__WHAT YOU WILL DO__: Output the first line of the listing and each line after it, up to and including the line that contains "6).attr('r', 0.9).attr('fill', '#7ea6d9');", exactly as written, minus the pictures.

__COLLECTED DATA__:

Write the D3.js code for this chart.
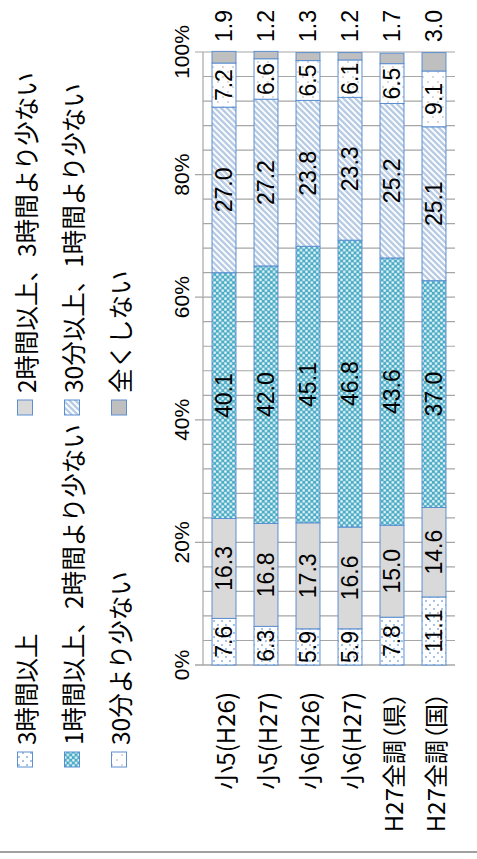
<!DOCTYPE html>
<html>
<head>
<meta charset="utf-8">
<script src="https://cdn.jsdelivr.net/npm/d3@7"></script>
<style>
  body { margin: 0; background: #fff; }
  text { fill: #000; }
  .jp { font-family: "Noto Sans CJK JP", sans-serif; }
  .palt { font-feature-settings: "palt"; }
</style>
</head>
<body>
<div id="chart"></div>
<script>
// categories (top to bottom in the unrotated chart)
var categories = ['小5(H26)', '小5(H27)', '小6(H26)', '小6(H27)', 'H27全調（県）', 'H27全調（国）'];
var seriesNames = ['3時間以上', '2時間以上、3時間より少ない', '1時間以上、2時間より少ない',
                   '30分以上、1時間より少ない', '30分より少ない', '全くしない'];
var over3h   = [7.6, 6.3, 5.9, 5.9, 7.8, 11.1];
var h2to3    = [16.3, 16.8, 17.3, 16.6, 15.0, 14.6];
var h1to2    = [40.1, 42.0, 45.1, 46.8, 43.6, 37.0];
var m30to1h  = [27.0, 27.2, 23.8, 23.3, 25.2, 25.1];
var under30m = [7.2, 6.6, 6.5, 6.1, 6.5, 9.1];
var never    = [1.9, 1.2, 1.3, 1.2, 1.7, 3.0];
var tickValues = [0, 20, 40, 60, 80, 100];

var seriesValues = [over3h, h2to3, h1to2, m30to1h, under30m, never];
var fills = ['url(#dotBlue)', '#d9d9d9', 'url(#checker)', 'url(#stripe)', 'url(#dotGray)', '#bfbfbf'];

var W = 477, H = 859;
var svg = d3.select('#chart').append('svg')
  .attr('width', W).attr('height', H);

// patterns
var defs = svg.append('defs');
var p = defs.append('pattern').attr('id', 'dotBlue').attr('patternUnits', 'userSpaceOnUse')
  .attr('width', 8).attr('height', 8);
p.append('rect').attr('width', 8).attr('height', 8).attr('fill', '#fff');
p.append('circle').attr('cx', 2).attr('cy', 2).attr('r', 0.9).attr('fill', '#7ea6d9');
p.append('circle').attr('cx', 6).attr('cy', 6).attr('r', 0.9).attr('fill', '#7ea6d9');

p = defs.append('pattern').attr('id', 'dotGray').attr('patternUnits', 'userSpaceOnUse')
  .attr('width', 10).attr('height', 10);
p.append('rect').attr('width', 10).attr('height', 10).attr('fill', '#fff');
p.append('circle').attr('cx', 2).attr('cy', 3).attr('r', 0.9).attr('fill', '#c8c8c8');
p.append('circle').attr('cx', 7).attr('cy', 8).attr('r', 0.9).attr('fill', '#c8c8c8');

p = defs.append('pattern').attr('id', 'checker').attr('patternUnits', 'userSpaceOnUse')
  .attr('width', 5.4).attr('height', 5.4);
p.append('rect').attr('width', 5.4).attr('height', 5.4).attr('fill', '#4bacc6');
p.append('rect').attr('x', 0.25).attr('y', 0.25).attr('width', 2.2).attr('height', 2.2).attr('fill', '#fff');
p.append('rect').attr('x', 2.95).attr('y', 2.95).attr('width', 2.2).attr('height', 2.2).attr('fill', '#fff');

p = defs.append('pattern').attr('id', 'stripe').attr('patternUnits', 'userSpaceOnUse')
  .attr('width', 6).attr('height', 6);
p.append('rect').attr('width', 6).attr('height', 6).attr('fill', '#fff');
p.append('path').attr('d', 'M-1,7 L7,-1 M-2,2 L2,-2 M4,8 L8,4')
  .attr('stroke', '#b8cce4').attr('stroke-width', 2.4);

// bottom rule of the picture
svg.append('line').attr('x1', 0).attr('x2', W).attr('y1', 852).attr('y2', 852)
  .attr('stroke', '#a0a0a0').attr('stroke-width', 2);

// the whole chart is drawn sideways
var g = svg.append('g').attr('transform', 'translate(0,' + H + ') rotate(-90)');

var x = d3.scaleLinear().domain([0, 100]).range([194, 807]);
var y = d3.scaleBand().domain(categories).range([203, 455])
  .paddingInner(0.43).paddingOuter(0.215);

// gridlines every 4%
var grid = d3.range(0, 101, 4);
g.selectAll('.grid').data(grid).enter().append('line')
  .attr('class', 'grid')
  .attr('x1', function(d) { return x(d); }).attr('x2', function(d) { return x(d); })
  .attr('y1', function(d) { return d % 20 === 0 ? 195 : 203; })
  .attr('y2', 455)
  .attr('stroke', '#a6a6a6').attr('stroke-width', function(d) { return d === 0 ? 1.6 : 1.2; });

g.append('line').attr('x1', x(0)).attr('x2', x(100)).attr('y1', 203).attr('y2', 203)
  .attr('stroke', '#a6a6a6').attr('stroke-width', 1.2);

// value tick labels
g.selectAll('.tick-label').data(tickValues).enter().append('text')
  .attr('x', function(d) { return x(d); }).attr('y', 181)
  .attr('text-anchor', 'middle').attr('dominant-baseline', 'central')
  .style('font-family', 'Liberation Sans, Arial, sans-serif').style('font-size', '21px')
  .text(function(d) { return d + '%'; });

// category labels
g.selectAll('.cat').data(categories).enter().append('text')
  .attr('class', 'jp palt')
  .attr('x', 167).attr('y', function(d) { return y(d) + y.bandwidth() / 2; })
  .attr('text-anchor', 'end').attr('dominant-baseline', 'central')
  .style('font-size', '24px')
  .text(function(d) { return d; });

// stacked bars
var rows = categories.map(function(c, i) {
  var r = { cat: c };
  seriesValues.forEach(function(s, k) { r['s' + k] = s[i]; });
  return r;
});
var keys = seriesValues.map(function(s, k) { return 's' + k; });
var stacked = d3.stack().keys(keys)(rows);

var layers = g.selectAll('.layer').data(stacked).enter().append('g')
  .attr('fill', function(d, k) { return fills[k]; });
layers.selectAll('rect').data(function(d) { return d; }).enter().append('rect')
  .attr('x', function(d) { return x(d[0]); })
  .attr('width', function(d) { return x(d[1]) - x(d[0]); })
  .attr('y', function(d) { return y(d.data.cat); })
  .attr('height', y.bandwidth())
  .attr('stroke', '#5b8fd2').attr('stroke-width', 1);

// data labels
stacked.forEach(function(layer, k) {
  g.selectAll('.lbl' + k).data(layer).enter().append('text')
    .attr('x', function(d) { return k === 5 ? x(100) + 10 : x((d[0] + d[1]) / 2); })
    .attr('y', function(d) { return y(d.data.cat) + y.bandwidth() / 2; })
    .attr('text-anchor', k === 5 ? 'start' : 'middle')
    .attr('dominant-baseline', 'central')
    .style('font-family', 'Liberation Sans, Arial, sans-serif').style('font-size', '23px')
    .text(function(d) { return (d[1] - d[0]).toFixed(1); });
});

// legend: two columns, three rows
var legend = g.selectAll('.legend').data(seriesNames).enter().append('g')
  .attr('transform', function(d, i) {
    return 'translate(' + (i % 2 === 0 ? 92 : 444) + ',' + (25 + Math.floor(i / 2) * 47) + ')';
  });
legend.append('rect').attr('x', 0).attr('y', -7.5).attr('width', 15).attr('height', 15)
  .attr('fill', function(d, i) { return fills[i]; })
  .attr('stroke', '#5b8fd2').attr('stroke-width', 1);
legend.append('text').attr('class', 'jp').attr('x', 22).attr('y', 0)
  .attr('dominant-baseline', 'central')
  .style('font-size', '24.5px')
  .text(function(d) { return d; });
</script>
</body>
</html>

__RESULT__:
Write the D3.js code for this chart.
<!DOCTYPE html>
<html>
<head>
<meta charset="utf-8">
<script src="https://cdn.jsdelivr.net/npm/d3@7"></script>
<style>
  body { margin: 0; background: #fff; }
  text { fill: #000; }
  .jp { font-family: "Noto Sans CJK JP", sans-serif; }
  .palt { font-feature-settings: "palt"; }
</style>
</head>
<body>
<div id="chart"></div>
<script>
// categories (top to bottom in the unrotated chart)
var categories = ['小5(H26)', '小5(H27)', '小6(H26)', '小6(H27)', 'H27全調（県）', 'H27全調（国）'];
var seriesNames = ['3時間以上', '2時間以上、3時間より少ない', '1時間以上、2時間より少ない',
                   '30分以上、1時間より少ない', '30分より少ない', '全くしない'];
var over3h   = [7.6, 6.3, 5.9, 5.9, 7.8, 11.1];
var h2to3    = [16.3, 16.8, 17.3, 16.6, 15.0, 14.6];
var h1to2    = [40.1, 42.0, 45.1, 46.8, 43.6, 37.0];
var m30to1h  = [27.0, 27.2, 23.8, 23.3, 25.2, 25.1];
var under30m = [7.2, 6.6, 6.5, 6.1, 6.5, 9.1];
var never    = [1.9, 1.2, 1.3, 1.2, 1.7, 3.0];
var tickValues = [0, 20, 40, 60, 80, 100];

var seriesValues = [over3h, h2to3, h1to2, m30to1h, under30m, never];
var fills = ['url(#dotBlue)', '#d9d9d9', 'url(#checker)', 'url(#stripe)', 'url(#dotGray)', '#bfbfbf'];

var W = 477, H = 859;
var svg = d3.select('#chart').append('svg')
  .attr('width', W).attr('height', H);

// patterns
var defs = svg.append('defs');
var p = defs.append('pattern').attr('id', 'dotBlue').attr('patternUnits', 'userSpaceOnUse')
  .attr('width', 8).attr('height', 8);
p.append('rect').attr('width', 8).attr('height', 8).attr('fill', '#fff');
p.append('circle').attr('cx', 2).attr('cy', 2).attr('r', 0.9).attr('fill', '#7ea6d9');
p.append('circle').attr('cx', 6).attr('cy', 6).attr('r', 0.9).attr('fill', '#7ea6d9');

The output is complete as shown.